Misalignment of incentives can prevent healthcare organizations from committing to the proper protections of sensitive information, according to Tyler Moore, an assistant professor of cybersecurity and information assurance at the University of Tulsa.
"Whenever organizations don't have appropriate incentives to protect information, they will not be able to adopt countermeasures to protect their systems," he told Healthcare IT News. "The importance of incentives in choosing the best types of security mechanisms cannot be underestimated."
Information asymmetry, when one party doesn't have adequate information about the other, also can affect security decisions--such as a hospital focusing on a vendor's observable features in a security product while there are other aspects not visible that need to be considered, he said.
Moore added that information sharing among peers can be one of the best ways to keep abreast of threats and learn how others have adopted successful strategies.

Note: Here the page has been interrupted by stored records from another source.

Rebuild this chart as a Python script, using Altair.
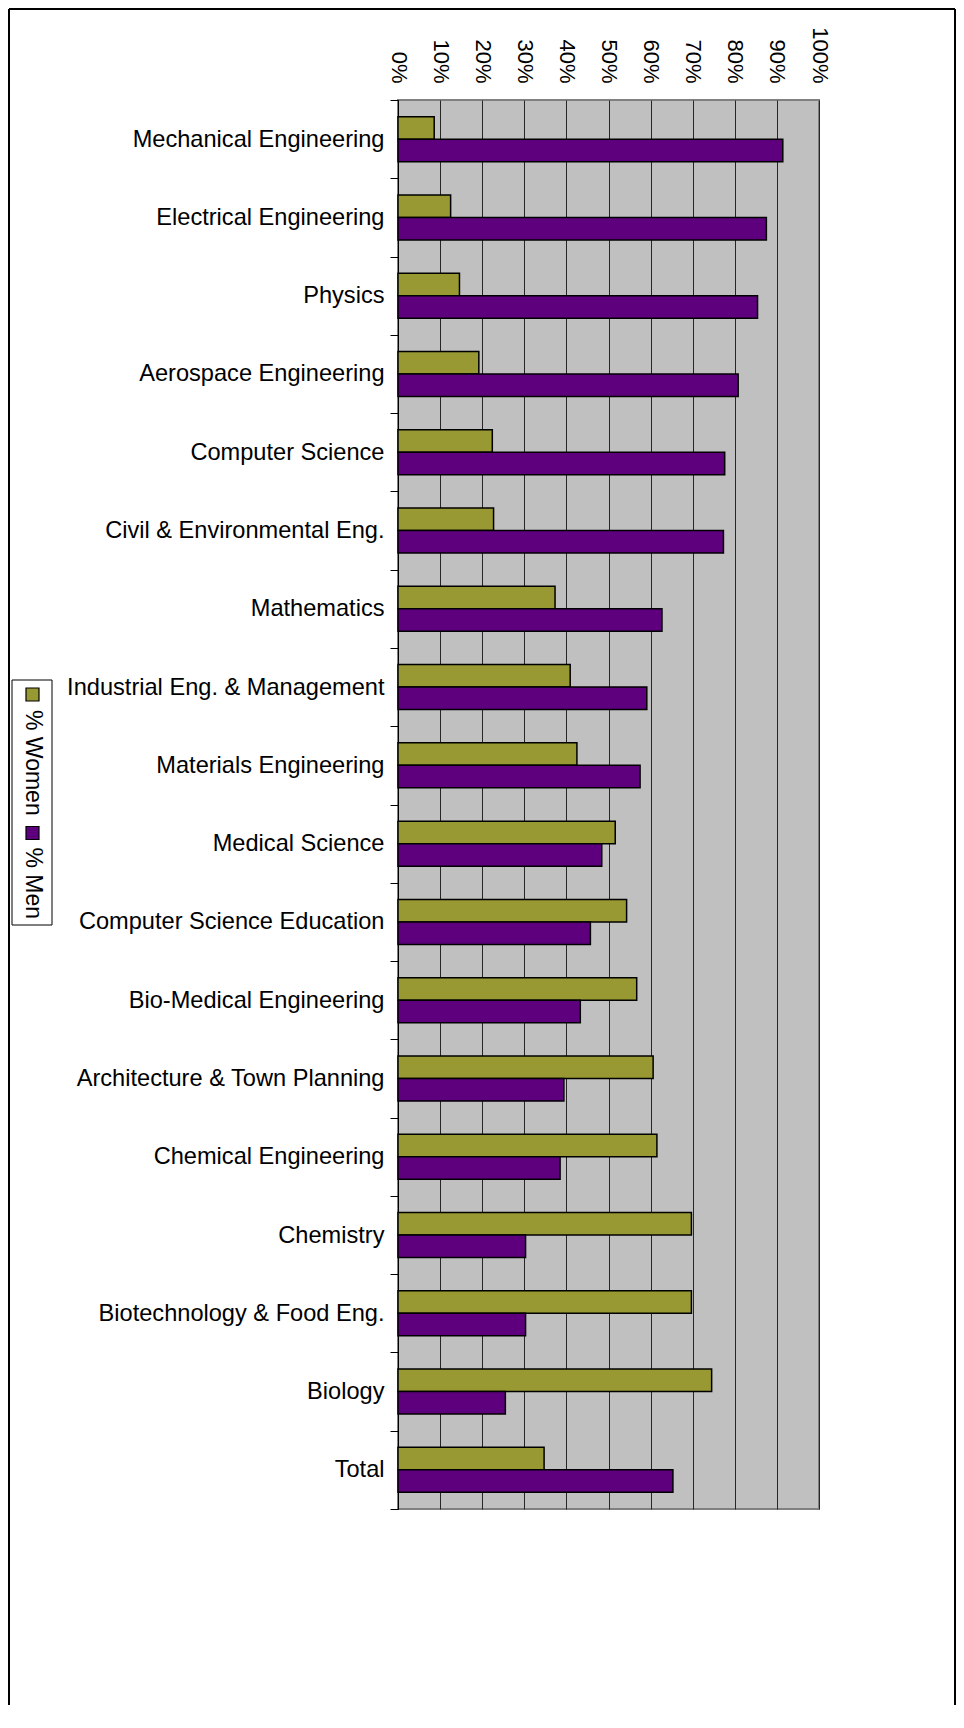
import altair as alt
import pandas as pd

categories = [
    "Mechanical Engineering", "Electrical Engineering", "Physics", "Aerospace Engineering",
    "Computer Science\u00a0", "Civil & Environmental Eng.", "Mathematics",
    "Industrial Eng. & Management", "Materials Engineering", "Medical Science",
    "Computer Science Education", "Bio-Medical Engineering", "Architecture & Town Planning",
    "Chemical Engineering", "Chemistry", "Biotechnology & Food Eng.\u00a0", "Biology", "Total",
]
women = [8.6, 12.5, 14.6, 19.2, 22.4, 22.7, 37.3, 40.9, 42.5, 51.6, 54.3, 56.7, 60.6, 61.5, 69.7, 69.7, 74.5, 34.7]
men = [91.4, 87.5, 85.4, 80.8, 77.6, 77.3, 62.7, 59.1, 57.5, 48.4, 45.7, 43.3, 39.4, 38.5, 30.3, 30.3, 25.5, 65.3]
series = ["% Women", "% Men"]
colors = ["#999933", "#5e007e"]
tick_values = list(range(0, 101, 10))

rows = []
for c, w, m in zip(categories, women, men):
    rows.append({"category": c, "series": series[0], "value": w})
    rows.append({"category": c, "series": series[1], "value": m})
df = pd.DataFrame(rows)

FONT = "Liberation Sans"
W, H = 421, 1409

bars = alt.Chart(df).mark_bar(stroke="black", strokeWidth=1.5).encode(
    y=alt.Y(
        "category:N", sort=categories,
        scale=alt.Scale(paddingInner=0, paddingOuter=0),
        axis=alt.Axis(
            orient="left", title=None, tickBand="extent", ticks=True, tickSize=8,
            tickColor="black", tickWidth=1, domain=True, domainColor="black", domainWidth=1,
            labelFont=FONT, labelFontSize=23.6, labelColor="black", labelPadding=6,
            labelLimit=400, grid=False,
        ),
    ),
    yOffset=alt.YOffset("series:N", sort=series,
                        scale=alt.Scale(paddingInner=0, paddingOuter=0.74)),
    x=alt.X(
        "value:Q", scale=alt.Scale(domain=[0, 100], nice=False, zero=True),
        axis=alt.Axis(
            orient="top", values=tick_values, labelExpr="datum.value + '%'",
            labelAngle=90, labelAlign="right", labelBaseline="middle", labelPadding=17,
            ticks=False, tickSize=0, domain=False, grid=True, gridColor="#262626", gridWidth=1,
            title=None, labelFont=FONT, labelFontSize=22, labelColor="black",
        ),
    ),
    color=alt.Color("series:N", sort=series,
                    scale=alt.Scale(domain=series, range=colors), legend=None),
)

one = pd.DataFrame({"k": [0]})
rule = dict(color="black", strokeWidth=2)
frame_top = alt.Chart(one).mark_rule(**rule).encode(
    x=alt.value(-389), x2=alt.value(557), y=alt.value(-91))
frame_left = alt.Chart(one).mark_rule(**rule).encode(
    x=alt.value(-389), y=alt.value(-91), y2=alt.value(1605))
frame_right = alt.Chart(one).mark_rule(**rule).encode(
    x=alt.value(557), y=alt.value(-91), y2=alt.value(1605))

legend_box = alt.Chart(one).mark_rect(fill="white", stroke="black", strokeWidth=1).encode(
    x=alt.value(-386), x2=alt.value(-346), y=alt.value(580), y2=alt.value(825))

legend_layers = []
sq_y = [588, 726.5]
txt_y = [610, 747.5]
for s, col, sy, ty in zip(series, colors, sq_y, txt_y):
    legend_layers.append(
        alt.Chart(one).mark_rect(fill=col, stroke="black", strokeWidth=1.2).encode(
            x=alt.value(-372), x2=alt.value(-359), y=alt.value(sy), y2=alt.value(sy + 13))
    )
    legend_layers.append(
        alt.Chart(one).mark_text(
            text=s, angle=90, align="left", baseline="middle",
            font=FONT, fontSize=23, color="black",
        ).encode(x=alt.value(-365.5), y=alt.value(ty))
    )

chart = alt.layer(
    bars, frame_top, frame_left, frame_right, legend_box, *legend_layers
).properties(
    width=W, height=H, padding=0, background="white",
).configure_view(
    fill="#c0c0c0", stroke="#808080", strokeWidth=2,
)

chart.save("out.html", embed_options={"renderer": "svg", "actions": False})
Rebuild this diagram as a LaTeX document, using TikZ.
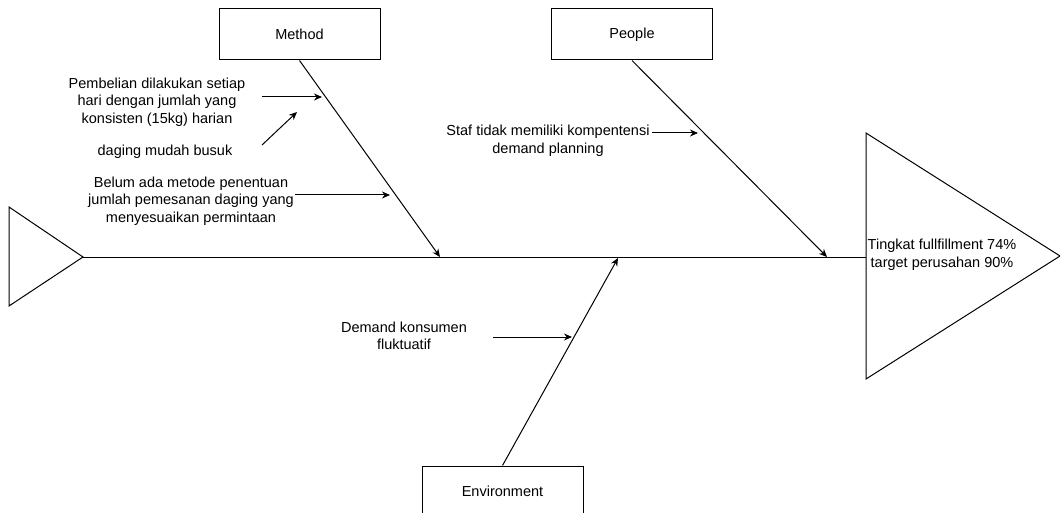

Earlier this year, the Obama administration released a proposal that would allow increased sharing of information on cyberthreats from the private sector with protection from liability.
The College of Healthcare Information Management Executives (CHIME) and the Health Information Trust Alliance (HITRUST) are among the organizations pushing for passage of the Cybersecurity Information Sharing Act in Congress as a way to formalize the process for information-sharing among private entities and the government.
However, a recent review of the HITRUST Cyber Threat XChange, an early warning system set up in 2012 to speed up detection and response to cyberattacks, found participation low and the information reported often unhelpful.